Fast Food Workers Strike In Seattle As National Trend Begins To Show Results

Fast food workers went on strike in a sixth city yesterday as other low-wage service sector workers are claiming union victories.

By Seth Freed Wessler May 31, 2013

Fast food workers shut down as many as six restaurants in Seattle yesterday as a national movement of service workers demanding wage hikes and union rights gains momentum and logs small victories. 

Seattle is the sixth city in two months where fast food workers have gone on strike. The walk-outs, which usually last one day, are organized by local community and labor groups with the support of national unions.  Similar efforts are underway with other service workers as well. Earlier this week, New York City carwash workers won a contract for higher wages, guaranteed sick days and the creation of a grievance process. The Huffington Post reports:

Stuart Appelbaum, president of the Retail, Wholesale and Department Store Union, said workers at the Astoria Car Wash & Hi-Tek 10 Minute Lube in Queens voted overwhelmingly in favor of the contract, which increases wages from the current minimum wage of $7.25 to $9.18 after three years. The agreement also guarantees sick and personal days for workers and establishes a grievance process for complaints.

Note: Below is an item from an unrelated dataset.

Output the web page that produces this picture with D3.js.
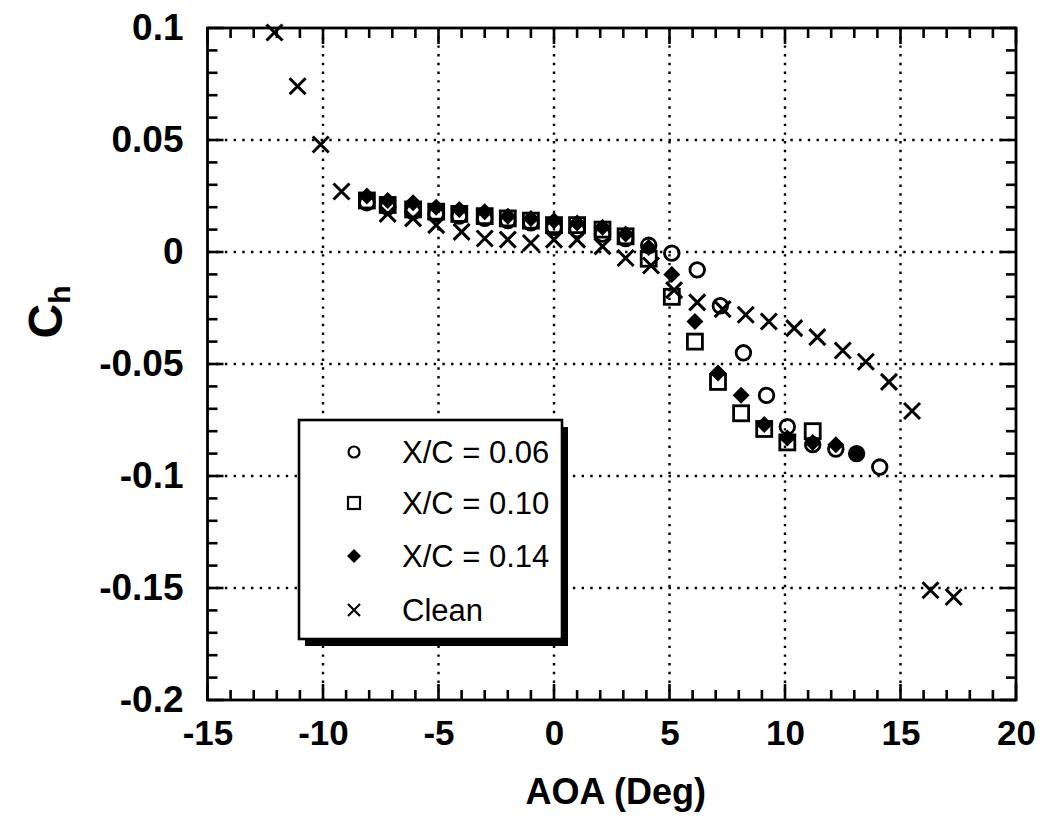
<!DOCTYPE html>
<html><head><meta charset="utf-8">
<script src="https://cdn.jsdelivr.net/npm/d3@7"></script>
<style>body{margin:0;background:#fff}svg{display:block}</style>
</head><body>
<script>
// ---- data ----
const aoaXC06 = [-8.1,-7.2,-6.1,-5.1,-4.1,-3.0,-2.0,-1.0,0.0,1.0,2.1,3.1,4.1,5.1,6.2,7.2,8.2,9.2,10.1,11.2,12.2,13.1,14.1];
const chXC06  = [0.022,0.020,0.018,0.017,0.016,0.015,0.014,0.013,0.011,0.010,0.008,0.006,0.003,-0.0005,-0.008,-0.024,-0.045,-0.064,-0.078,-0.086,-0.088,-0.090,-0.096];
const aoaXC10 = [-8.1,-7.2,-6.1,-5.1,-4.1,-3.0,-2.0,-1.0,0.0,1.0,2.1,3.1,4.1,5.1,6.1,7.1,8.1,9.1,10.1,11.2];
const chXC10  = [0.023,0.021,0.019,0.018,0.017,0.016,0.015,0.014,0.012,0.012,0.010,0.007,-0.003,-0.020,-0.040,-0.058,-0.072,-0.079,-0.085,-0.080];
const aoaXC14 = [-8.1,-7.2,-6.1,-5.1,-4.1,-3.0,-2.0,-1.0,0.0,1.0,2.1,3.1,4.1,5.1,6.1,7.1,8.1,9.1,10.1,11.2,12.2,13.1];
const chXC14  = [0.025,0.023,0.022,0.020,0.019,0.018,0.016,0.015,0.014,0.013,0.011,0.008,0.002,-0.010,-0.031,-0.054,-0.064,-0.077,-0.083,-0.085,-0.086,-0.090];
const aoaClean = [-12.1,-11.1,-10.1,-9.2,-7.2,-6.1,-5.1,-4.0,-3.0,-2.0,-1.0,0.0,1.0,2.1,3.1,4.2,5.2,6.2,7.3,8.3,9.3,10.4,11.4,12.5,13.5,14.5,15.5,16.3,17.3];
const chClean  = [0.098,0.074,0.048,0.027,0.017,0.015,0.012,0.009,0.006,0.0055,0.004,0.0055,0.0055,0.0025,-0.0027,-0.006,-0.017,-0.0225,-0.0255,-0.028,-0.031,-0.034,-0.038,-0.044,-0.049,-0.058,-0.071,-0.151,-0.154];
const seriesNames = ["X/C = 0.06","X/C = 0.10","X/C = 0.14","Clean"];
const xTicks = [-15,-10,-5,0,5,10,15,20];
const yTicks = [0.1,0.05,0,-0.05,-0.1,-0.15,-0.2];
const xTickLabels = ["-15","-10","-5","0","5","10","15","20"];
const yTickLabels = ["0.1","0.05","0","-0.05","-0.1","-0.15","-0.2"];

const W = 1043, H = 817;
const L = 207.5, R = 1016, T = 28, B = 700;
const svg = d3.select("body").append("svg").attr("width", W).attr("height", H);
const x = d3.scaleLinear().domain([-15, 20]).range([L, R]);
const y = d3.scaleLinear().domain([-0.2, 0.1]).range([B, T]);
const font = "'Liberation Sans', Arial, Helvetica, sans-serif";

// grid
const g = svg.append("g");
g.selectAll(".vg").data(xTicks.slice(1, -1)).join("line")
  .attr("x1", d => x(d)).attr("x2", d => x(d)).attr("y1", T).attr("y2", B)
  .attr("stroke", "#000").attr("stroke-width", 2.4).attr("stroke-dasharray", "2.4,6.3");
g.selectAll(".hg").data(yTicks.slice(1, -1)).join("line")
  .attr("y1", d => y(d)).attr("y2", d => y(d)).attr("x1", L).attr("x2", R)
  .attr("stroke", "#000").attr("stroke-width", 2.4).attr("stroke-dasharray", "2.4,6.3");

// frame
svg.append("rect").attr("x", L).attr("y", T).attr("width", R - L).attr("height", B - T)
  .attr("fill", "none").attr("stroke", "#000").attr("stroke-width", 2.8);

// inward ticks on all four sides
const xMinor = d3.range(-15, 20.01, 1);
const yMinor = d3.range(-20, 10.01, 1).map(v => v / 100);
const isMajX = v => xTicks.some(t => Math.abs(t - v) < 1e-9);
const isMajY = v => yTicks.some(t => Math.abs(t - v) < 1e-9);
const tk = svg.append("g");
function tick(x1, y1, x2, y2) {
  tk.append("line").attr("x1", x1).attr("y1", y1).attr("x2", x2).attr("y2", y2)
    .style("stroke", "#000").style("stroke-width", "2.6px");
}
xMinor.forEach(v => {
  const len = isMajX(v) ? 16 : 10;
  tick(x(v), B, x(v), B - len);
  tick(x(v), T, x(v), T + len);
});
yMinor.forEach(v => {
  const len = isMajY(v) ? 16 : 10;
  tick(L, y(v), L + len, y(v));
  tick(R, y(v), R - len, y(v));
});

// tick labels via axes (no lines)
const axB = svg.append("g").attr("transform", `translate(0,${B})`)
  .call(d3.axisBottom(x).tickValues(xTicks).tickSize(0).tickFormat((d,i)=>xTickLabels[i]).tickPadding(20));
axB.select(".domain").remove();
axB.selectAll("text").attr("font-family", font).attr("font-weight", "bold").attr("font-size", 35).attr("fill", "#000").attr("dy", "0.71em");
const axL = svg.append("g").attr("transform", `translate(${L},0)`)
  .call(d3.axisLeft(y).tickValues(yTicks).tickSize(0).tickFormat((d,i)=>yTickLabels[i]).tickPadding(24));
axL.select(".domain").remove();
axL.selectAll("text").attr("font-family", font).attr("font-weight", "bold").attr("font-size", 37).attr("fill", "#000");

// axis titles
svg.append("text").attr("x", (L + R) / 2 + 4).attr("y", 804).attr("text-anchor", "middle")
  .attr("font-family", font).attr("font-weight", "bold").attr("font-size", 36).text("AOA (Deg)");
const yt = svg.append("text").attr("transform", "translate(62,312) rotate(-90)")
  .attr("text-anchor", "middle").attr("font-family", font).attr("font-weight", "bold").attr("font-size", 48);
yt.append("tspan").text("C");
yt.append("tspan").attr("font-size", 30).attr("dy", 8).text("h");

// markers
const sw = 2.8;
function drawCircle(sel, cx, cy, r, w) { sel.append("circle").attr("cx", cx).attr("cy", cy).attr("r", r).attr("fill", "none").attr("stroke", "#000").attr("stroke-width", w); }
function drawSquare(sel, cx, cy, s, w) { sel.append("rect").attr("x", cx - s/2).attr("y", cy - s/2).attr("width", s).attr("height", s).attr("fill", "none").attr("stroke", "#000").attr("stroke-width", w); }
function drawDiamond(sel, cx, cy, s) { sel.append("path").attr("d", `M${cx},${cy-s}L${cx+s},${cy}L${cx},${cy+s}L${cx-s},${cy}Z`).attr("fill", "#000"); }
function drawX(sel, cx, cy, s, w) { sel.append("path").attr("d", `M${cx-s},${cy-s}L${cx+s},${cy+s}M${cx-s},${cy+s}L${cx+s},${cy-s}`).attr("stroke", "#000").attr("stroke-width", w).attr("fill", "none"); }

const mk = svg.append("g");
aoaXC06.forEach((a, i) => drawCircle(mk, x(a), y(chXC06[i]), 7.3, sw));
aoaXC10.forEach((a, i) => drawSquare(mk, x(a), y(chXC10[i]), 15, sw));
aoaXC14.forEach((a, i) => drawDiamond(mk, x(a), y(chXC14[i]), 8.5));
aoaClean.forEach((a, i) => drawX(mk, x(a), y(chClean[i]), 8, 3));

// legend
const lg = svg.append("g");
const lx = 299, ly = 420, lw = 263, lh = 219;
lg.append("rect").attr("x", lx + 6).attr("y", ly + 7).attr("width", lw).attr("height", lh).attr("fill", "#000");
lg.append("rect").attr("x", lx).attr("y", ly).attr("width", lw).attr("height", lh).attr("fill", "#fff").attr("stroke", "#000").attr("stroke-width", 2.6);
const rowY = [452, 503, 556, 610];
seriesNames.forEach((n, i) => {
  const cy = rowY[i], cx = 354;
  if (i === 0) drawCircle(lg, cx, cy, 5.5, 2.2);
  if (i === 1) drawSquare(lg, cx, cy, 12, 2.2);
  if (i === 2) drawDiamond(lg, cx, cy, 7);
  if (i === 3) drawX(lg, cx, cy, 6, 2.2);
  lg.append("text").attr("x", 402).attr("y", cy).attr("dy", "0.36em")
    .attr("font-family", font).attr("font-size", 31).text(n);
});
</script>
</body></html>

Unions, in concert with faith and community groups, have made a significant push in recent years to organize the mostly Latino immigrant workforces that clean cars in Los Angeles, New York and Chicago. Workers often toil for the minimum wage or less, handling potentially dangerous chemicals, with little or no job security.

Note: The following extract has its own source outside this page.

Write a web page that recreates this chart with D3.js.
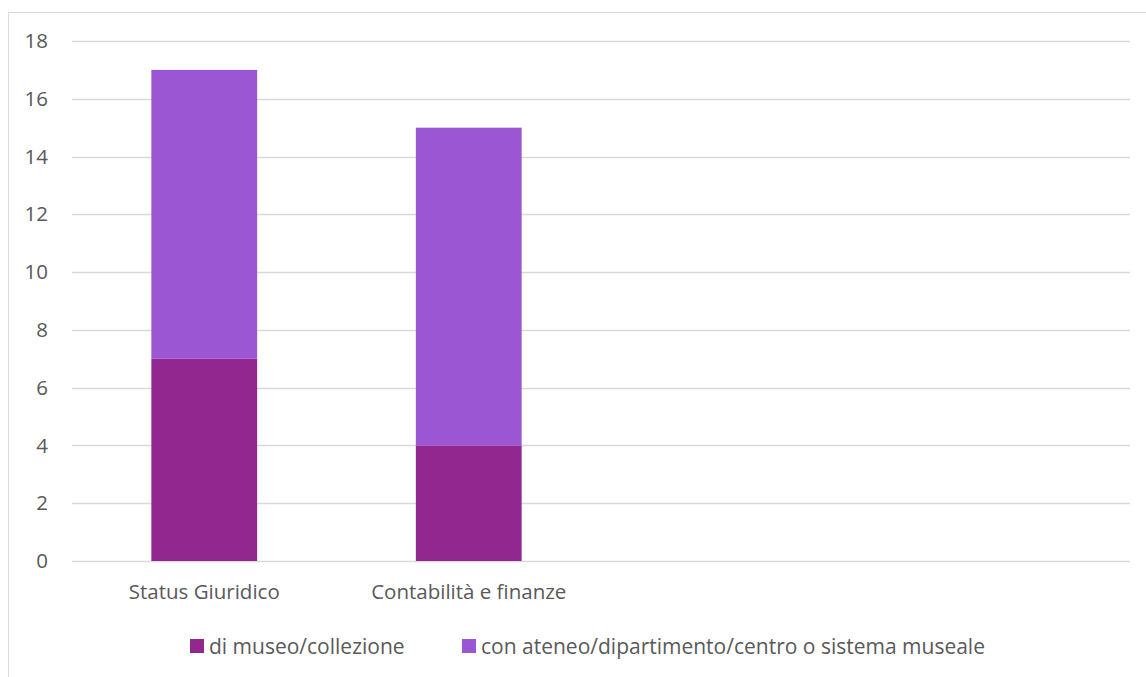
<!DOCTYPE html>
<html><head><meta charset="utf-8">
<script src="https://cdn.jsdelivr.net/npm/d3@7"></script>
<style>body{margin:0;background:#fff}svg{display:block}</style>
</head><body>
<svg id="c" width="1146" height="677"></svg>
<script>
const categories = ["Status Giuridico", "Contabilità e finanze"];
const slotCount = 4; // chart reserves 4 category slots, 2 empty
const seriesNames = ["di museo/collezione", "con ateneo/dipartimento/centro o sistema museale"];
const seriesMuseo = [7, 4];
const seriesAteneo = [10, 11];
const yTicks = [0, 2, 4, 6, 8, 10, 12, 14, 16, 18];
const colors = ["#92278F", "#9B57D3"];

(function () {
const svg = d3.select("#c");
const font = "'Open Sans', sans-serif";
const fs = 20.5;
const plotL = 72, plotR = 1130, plotT = 41, plotB = 561;

// chart border
svg.append("rect").attr("x", 8.5).attr("y", 12.5).attr("width", 1150).attr("height", 680)
  .attr("fill", "none").attr("stroke", "#D9D9D9").attr("stroke-width", 1);

const x = d3.scaleBand().domain(d3.range(slotCount)).range([plotL, plotR]).paddingInner(0.6).paddingOuter(0.3);
const y = d3.scaleLinear().domain([0, 18]).range([plotB, plotT]);

// gridlines
svg.append("g").selectAll("line").data(yTicks).join("line")
  .attr("x1", plotL).attr("x2", plotR)
  .attr("y1", d => Math.round(y(d)) + 0.5).attr("y2", d => Math.round(y(d)) + 0.5)
  .attr("stroke", "#D9D9D9").attr("stroke-width", 1.3);

// y axis labels
const yAxis = d3.axisLeft(y).tickValues(yTicks).tickSize(0).tickPadding(0);
const ga = svg.append("g").attr("transform", `translate(48,0)`).call(yAxis);
ga.select(".domain").remove();
ga.selectAll("text").attr("font-family", font).attr("font-size", fs).attr("fill", "#595959");

// stacked data
const data = categories.map((c, i) => ({ idx: i, museo: seriesMuseo[i], ateneo: seriesAteneo[i] }));
const stack = d3.stack().keys(["museo", "ateneo"])(data);
svg.append("g").selectAll("g").data(stack).join("g").attr("fill", (d, i) => colors[i])
  .selectAll("rect").data(d => d).join("rect")
  .attr("x", d => x(d.data.idx)).attr("width", x.bandwidth())
  .attr("y", d => y(d[1])).attr("height", d => y(d[0]) - y(d[1]));

// x labels
svg.append("g").selectAll("text").data(categories).join("text")
  .attr("x", (d, i) => x(i) + x.bandwidth() / 2).attr("y", 599)
  .attr("text-anchor", "middle").attr("font-family", font).attr("font-size", fs).attr("fill", "#595959")
  .text(d => d);

// legend
const legX = [190, 462];
const lg = svg.append("g").selectAll("g").data(seriesNames).join("g")
  .attr("transform", (d, i) => `translate(${legX[i]},639)`);
lg.append("rect").attr("width", 14).attr("height", 14).attr("fill", (d, i) => colors[i]);
lg.append("text").attr("x", 19).attr("y", 14.5).attr("font-family", font).attr("font-size", 21)
  .attr("fill", "#595959").text(d => d);
})();
</script>
</body></html>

The fast food strikers are hoping for similar victories. The same group that spearheaded the car wash union drive, New York Communities For Change, also organized the first fast food strike in New York last year. But so far, no fast workers in any of the strike locations have formed a union or won the $15 hour wages they demand. In addition to New York and Seattle, workers have staged walk-outs in Detroit, Milwaukee, St. Louis and Chicago.

Though a significant victory, the $9.18 wage hike for the car wash workers does not amount to a living wage for a family in New York City. According to an MIT calculation, a single adult needs to earn more than $12 an hour to get by.  An adult with one kid needs to make twice that amount.

The struggles of low-wage service sector workers do appear to be getting some small attention from Washington, where the Congressional Progressive Caucus announced it would make low wage work one of it’s core issues.  Rep. Keith Ellison, D–Minn., told MSNBC this week that he another other CPC members would launch a national tour to "highlight the problem of stagnant and low wages for American workers."